Greek officials are assessing the staggering cost of repairing the damage from record flooding and compensating residents and businesses
ZAGORA, Greece — The apples were almost ripe for harvesting when the worst storms in more than a century struck Greece's breadbasket in Thessaly.
Now, farmers on the forested slopes of Mount Pilion, which overlooks the plain of Thessaly, say they face millions of euros in damage from the flooding that began earlier this month. They will be lucky to salvage a third of their crop — and that will only happen if wrecked road access to their orchards is patched up in time.
As bad as the damage suffered by the Pilion farmers was, their peers in the plain were hit by even greater devastation from last week's disastrous floods that left 16 people dead, days after wildfires killed 20 people in northeastern Greece.
The storms flooded 720 square kilometers (280 square miles), mostly prime farmland, totally destroying crops. They also swamped hundreds of buildings, broke the country's railway backbone, savaged rural roads and bridges and killed tens of thousands of livestock.

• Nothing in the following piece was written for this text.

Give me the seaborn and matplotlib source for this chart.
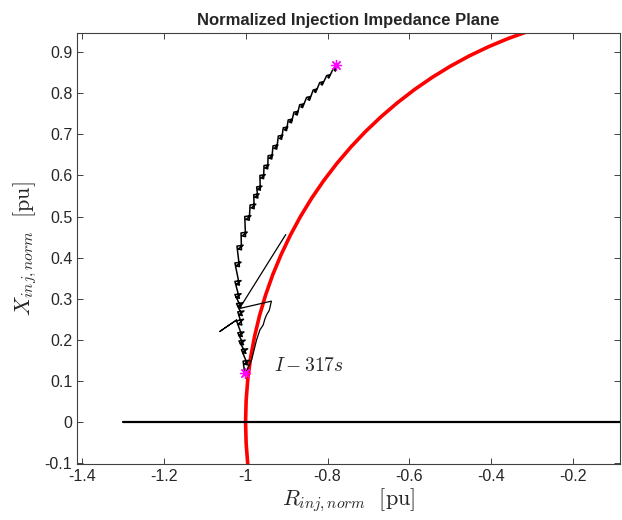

Thessaly — a major farming center for thousands of years — accounts for about 5% of national economic output, and a much larger proportion of agricultural produce, although much of that is now cotton and tobacco.
Some areas remained under threat of flooding Friday, with some lakeside dwellers warned to prepare for evacuation if needed.
Greece, which has returned to fiscal health after an eight-year financial crisis that shook global markets, is now assessing the staggering cost of the flooding.
Finance Minister Kostis Hatzidakis said the precise sum remains elusive.